◆ **Recorded information**
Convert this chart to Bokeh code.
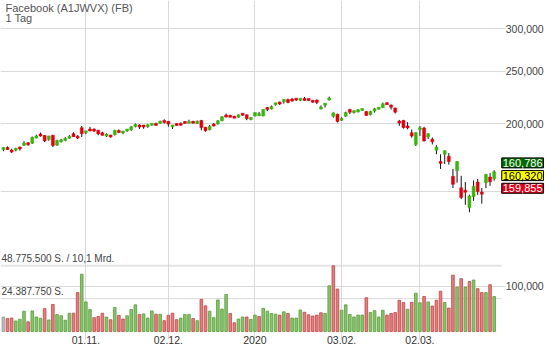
import numpy as np
import pandas as pd
from bokeh.plotting import figure
from bokeh.models import Range1d, LinearScale, FixedTicker, Label, ColumnDataSource
from bokeh.embed import file_html
from bokeh.resources import INLINE

# ---------------- data ----------------
title = "Facebook (A1JWVX) (FB)"
subtitle = "1 Tag"
first_day, last_day = "2019-10-04", "2020-03-26"
holidays = ["2019-11-28", "2019-12-25", "2020-01-01", "2020-01-20", "2020-02-17"]

opens = [
    179.4, 180.2, 178.2, 179.0, 180.5, 182.4, 184.0, 184.0, 188.5, 190.8,
    190.3, 187.0, 190.4, 182.5, 185.6, 186.3, 188.2, 191.7, 189.6, 196.7,
    193.0, 194.8, 195.0, 194.6, 192.4, 190.3, 190.0, 190.8, 193.8, 192.9,
    194.3, 194.8, 197.8, 198.6, 198.2, 198.0, 199.5, 199.9, 200.5, 202.4,
    202.1, 197.6, 200.0, 199.9, 201.3, 201.1, 201.6, 200.3, 202.9, 197.0,
    195.0, 199.5, 199.7, 202.5, 207.0, 206.8, 206.3, 205.6, 208.7, 207.9,
    204.0, 206.8, 207.2, 206.7, 213.8, 213.0, 217.5, 219.0, 219.6, 221.9,
    221.5, 222.6, 222.0, 222.2, 222.3, 220.8, 221.4, 213.1, 217.1, 221.4,
    206.5, 208.4, 203.4, 206.6, 212.5, 210.5, 210.3, 212.2, 210.8, 207.8,
    211.1, 213.4, 214.3, 218.4, 216.6, 214.0, 202.2, 202.8, 197.5, 192.4,
    183.1, 195.1, 196.4, 189.1, 187.3, 178.7, 169.7, 175.6, 174.1, 159.8,
    163.7, 152.2, 150.5, 139.8, 146.5, 156.0, 149.4, 155.5, 159.3, 158.1,
]
highs = [
    181.0, 181.6, 179.8, 180.5, 181.5, 185.6, 185.0, 189.3, 190.9, 192.6,
    190.6, 190.0, 190.8, 186.9, 187.5, 188.9, 190.5, 192.9, 190.5, 198.1,
    193.9, 197.4, 196.1, 194.8, 193.4, 192.0, 190.8, 195.0, 195.2, 194.0,
    195.6, 198.0, 200.2, 199.6, 199.0, 199.5, 200.3, 200.9, 202.7, 203.8,
    202.2, 199.0, 200.4, 201.0, 202.2, 203.5, 202.5, 202.8, 203.3, 197.4,
    198.9, 200.5, 203.1, 206.5, 208.9, 207.7, 206.8, 208.0, 208.9, 207.9,
    205.6, 209.8, 210.4, 212.8, 214.6, 216.2, 218.4, 219.9, 222.0, 222.6,
    223.2, 222.6, 222.8, 224.3, 222.5, 221.2, 221.9, 216.3, 218.4, 224.6,
    209.9, 208.7, 205.6, 210.6, 213.2, 211.2, 212.9, 213.5, 211.0, 211.4,
    214.0, 214.6, 218.9, 219.0, 217.2, 214.2, 203.3, 203.4, 201.4, 195.2,
    193.0, 198.0, 197.4, 192.0, 188.6, 182.5, 175.6, 178.6, 176.5, 165.0,
    170.6, 160.2, 156.0, 147.8, 157.0, 158.0, 152.0, 161.5, 162.0, 164.0,
]
lows = [
    177.9, 178.9, 176.6, 177.8, 178.4, 181.9, 182.1, 183.5, 187.9, 189.3,
    184.9, 186.0, 181.0, 182.1, 184.6, 185.6, 187.6, 189.1, 187.4, 189.0,
    191.3, 193.8, 193.1, 190.4, 190.1, 189.0, 188.5, 190.3, 192.4, 191.3,
    193.3, 194.1, 196.9, 195.6, 195.8, 196.6, 198.3, 198.5, 199.9, 200.2,
    197.6, 195.6, 198.4, 198.4, 200.2, 200.4, 200.3, 199.8, 194.5, 193.3,
    194.5, 197.7, 199.3, 202.2, 205.5, 205.6, 204.9, 205.3, 206.9, 203.1,
    203.0, 206.3, 206.9, 206.5, 211.0, 212.6, 216.1, 216.6, 218.0, 218.3,
    219.8, 220.4, 220.4, 220.6, 220.8, 218.8, 217.5, 212.6, 214.4, 220.8,
    205.3, 201.1, 202.5, 206.2, 208.5, 208.9, 209.9, 211.3, 206.8, 207.3,
    209.8, 212.4, 213.9, 216.6, 212.5, 209.0, 198.3, 195.9, 195.3, 188.5,
    181.8, 189.9, 185.4, 187.4, 183.1, 175.6, 164.9, 168.5, 168.0, 152.0,
    155.5, 145.0, 141.5, 137.1, 144.0, 147.7, 142.2, 152.0, 153.5, 156.9,
]
closes = [
    180.45, 179.68, 177.75, 179.85, 180.03, 184.19, 183.28, 188.89, 189.55, 190.39,
    185.85, 189.76, 182.34, 186.15, 186.38, 187.89, 189.40, 189.31, 188.25, 191.65,
    193.62, 194.72, 194.32, 191.55, 190.42, 190.84, 189.61, 194.47, 193.19, 193.15,
    195.10, 197.40, 199.32, 197.51, 197.93, 198.82, 199.79, 198.97, 202.00, 201.64,
    199.70, 198.82, 198.71, 199.36, 201.05, 201.34, 200.87, 202.26, 196.75, 194.11,
    197.92, 198.39, 202.50, 206.06, 206.30, 206.18, 205.12, 207.79, 208.10, 204.41,
    205.25, 209.78, 208.67, 212.60, 213.06, 215.22, 218.30, 218.06, 221.91, 219.06,
    221.15, 221.77, 222.14, 221.44, 221.32, 219.76, 218.90, 214.87, 217.79, 223.23,
    209.53, 201.91, 204.19, 209.83, 210.11, 210.85, 212.33, 213.06, 207.19, 210.76,
    213.14, 214.18, 217.80, 217.49, 214.58, 210.18, 200.72, 196.77, 197.20, 189.75,
    192.47, 196.44, 185.89, 191.76, 185.17, 181.09, 169.50, 178.19, 170.24, 154.47,
    170.28, 146.01, 149.42, 146.96, 153.13, 149.73, 148.10, 160.98, 156.21, 163.00,
]
volume_mio = [
    10.8, 9.6, 10.0, 7.9, 9.1, 15.1, 7.2, 15.3, 10.8, 9.8,
    17.0, 8.6, 20.1, 12.7, 11.7, 8.4, 13.6, 13.6, 28.9, 42.5,
    22.0, 16.3, 10.3, 11.2, 13.6, 10.8, 8.8, 17.9, 12.0, 9.3,
    11.7, 16.3, 19.8, 12.7, 13.1, 10.0, 15.3, 12.9, 12.9, 8.1,
    12.0, 13.6, 8.8, 10.0, 12.7, 12.7, 9.6, 8.1, 23.9, 19.1,
    15.1, 10.3, 23.4, 16.7, 27.5, 13.4, 6.5, 9.3, 10.8, 10.8,
    9.1, 12.2, 11.2, 17.2, 15.1, 13.4, 12.9, 12.2, 14.6, 13.4,
    10.0, 10.0, 16.0, 14.3, 12.4, 11.5, 12.2, 13.9, 13.4, 33.9,
    48.7755, 31.5, 15.8, 19.8, 12.7, 10.8, 12.2, 12.2, 25.1, 14.1,
    15.5, 10.8, 15.8, 12.2, 13.4, 14.1, 23.2, 21.5, 16.5, 21.7,
    28.4, 21.3, 26.0, 22.0, 18.9, 23.2, 29.9, 21.5, 17.4, 41.8,
    33.0, 39.2, 33.0, 37.1, 38.2, 31.8, 28.9, 28.9, 34.7, 26.0,
]
turnover_text = "10,1 Mrd."

tick_dates = ["2019-11-01", "2019-12-02", "2020-01-02", "2020-02-03", "2020-03-02"]
tick_labels = ["01.11.", "02.12.", "2020", "03.02.", "02.03."]
price_ticks = [100, 150, 200, 250, 300]
price_tick_labels = ["100,000", "", "200,000", "250,000", "300,000"]

quote_values = [160.786, 160.320, 159.855]
quote_texts = ["160,786", "160,320", "159,855"]

# ---------------- derived ----------------
dates = pd.bdate_range(first_day, last_day, freq="C", holidays=holidays)
n = len(closes)
x = np.arange(n)
tick_pos = [int(dates.get_loc(pd.Timestamp(d))) for d in tick_dates]

o = np.array(opens); c = np.array(closes); h = np.array(highs); l = np.array(lows)
vol = np.array(volume_mio) * 1e6
vmax = vol.max()

UP, DOWN = "#3cb40f", "#e0000f"
body_col = [UP if cc >= oo else DOWN for oo, cc in zip(o, c)]
top = np.maximum(o, c); bot = np.minimum(o, c)
min_ratio = 1.0085
small = top / bot < min_ratio
mid = np.sqrt(top * bot)
top = np.where(small, mid * np.sqrt(min_ratio), top)
bot = np.where(small, mid / np.sqrt(min_ratio), bot)

vfill, vline = [], []
for i in range(n):
    if i == 0:
        vfill.append("#b8b8b8"); vline.append("#9a9a9a")
    elif c[i] >= c[i - 1]:
        vfill.append("#86c46a"); vline.append("#5a9c3c")
    else:
        vfill.append("#e27e7e"); vline.append("#c04848")

src = ColumnDataSource(dict(x=x, o=o, h=h, l=l, c=c, top=top, bot=bot, col=body_col,
                            vol=vol, vfill=vfill, vline=vline))

FONT = "Liberation Sans"
x0, x_end = -0.7, 131.2          # full canvas width (data area + price-label strip)
x_data_end = 120.8               # right end of the volume reference lines
x_label = 121.8                  # left edge of the price labels

p = figure(width=544, height=346,
           x_range=Range1d(x0, x_end), y_range=Range1d(81.7, 338.5),
           y_axis_type="log", y_axis_location=None,
           output_backend="svg", toolbar_location=None,
           min_border_left=0, min_border_top=0, min_border_bottom=0, min_border_right=0,
           outline_line_color=None, background_fill_color="white", border_fill_color="white")

p.extra_y_ranges = {"volume": Range1d(-1.43e6, 245.3e6)}
p.extra_y_scales = {"volume": LinearScale()}

# grids
p.xgrid.ticker = FixedTicker(ticks=tick_pos)
p.ygrid.ticker = FixedTicker(ticks=price_ticks)
for g in (p.xgrid[0], p.ygrid[0]):
    g.grid_line_color = "#d9d9d9"
    g.grid_line_width = 1

# bottom axis
xa = p.xaxis[0]
xa.ticker = FixedTicker(ticks=tick_pos)
xa.major_label_overrides = {tp: lab for tp, lab in zip(tick_pos, tick_labels)}
xa.axis_line_color = None
xa.major_tick_in = 0
xa.major_tick_out = 6
xa.major_tick_line_color = "#d9d9d9"
xa.minor_tick_line_color = None
xa.major_label_standoff = -4
xa.major_label_text_font = FONT
xa.major_label_text_font_size = "10.5px"
xa.major_label_text_color = "#333333"

# volume reference lines
p.segment(x0=[x0, x0], x1=[x_data_end, x_data_end], y0=[vmax, vmax / 2], y1=[vmax, vmax / 2],
          y_range_name="volume", line_color=["#e4e4e4", "#d9d9d9"], line_width=[2, 1],
          level="underlay")

# volume bars
p.vbar(x="x", width=0.64, top="vol", bottom=0, source=src, y_range_name="volume",
       fill_color="vfill", line_color="vline", line_width=0.8)

# candles
p.segment(x0="x", y0="l", x1="x", y1="h", source=src, line_color="#111111", line_width=1)
p.vbar(x="x", width=0.72, top="top", bottom="bot", source=src,
       fill_color="col", line_color="col", line_width=0.5)

# price scale labels (right strip)
for t, lab in zip(price_ticks, price_tick_labels):
    if lab:
        p.add_layout(Label(x=x_label, y=t, text=lab, text_align="left", text_baseline="middle",
                           text_font=FONT, text_font_size="10.5px", text_color="#444444",
                           background_fill_color="white"))

# texts
def de_int(v):
    return f"{v:,.0f}".replace(",", ".")

p.add_layout(Label(x=x0, y=338.5, x_offset=5, y_offset=-1, text=title,
                   text_baseline="top", text_font=FONT, text_font_size="11px",
                   text_color="#555555"))
p.add_layout(Label(x=x0, y=338.5, x_offset=5, y_offset=-11, text=subtitle,
                   text_baseline="top", text_font=FONT, text_font_size="11px",
                   text_color="#555555"))
p.add_layout(Label(x=x0, y=vmax, y_range_name="volume", x_offset=1, y_offset=2,
                   text=f"{de_int(vmax)} S. / {turnover_text}", text_baseline="bottom",
                   text_font=FONT, text_font_size="10px", text_color="#444444"))
p.add_layout(Label(x=x0, y=vmax / 2, y_range_name="volume", x_offset=1, y_offset=2,
                   text=f"{de_int(vmax / 2)} S.", text_baseline="bottom",
                   text_font=FONT, text_font_size="10px", text_color="#444444"))

badge_bg = ["#006b00", "#ffff00", "#e0001a"]
badge_fg = ["white", "black", "white"]
badge_off = [12.7, 0, -12.7]
for val, txt, bg, fg, off in zip(quote_values, quote_texts, badge_bg, badge_fg, badge_off):
    p.add_layout(Label(x=x_end, y=quote_values[1], x_offset=-1, y_offset=off, text=txt,
                       text_align="right", text_baseline="middle",
                       text_font=FONT, text_font_size="11px", text_color=fg,
                       background_fill_color=bg, border_line_color="black",
                       border_line_width=1, padding=1))

open("out.html", "w").write(file_html(p, INLINE))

◆ **Stated problem**
Please quote the lines of the material, beginning with the first and ending with the one that contains "from bokeh.resources import INLINE", exactly as written and without any pictures.

◆ **Output of the task**
Convert this chart to Bokeh code.
import numpy as np
import pandas as pd
from bokeh.plotting import figure
from bokeh.models import Range1d, LinearScale, FixedTicker, Label, ColumnDataSource
from bokeh.embed import file_html
from bokeh.resources import INLINE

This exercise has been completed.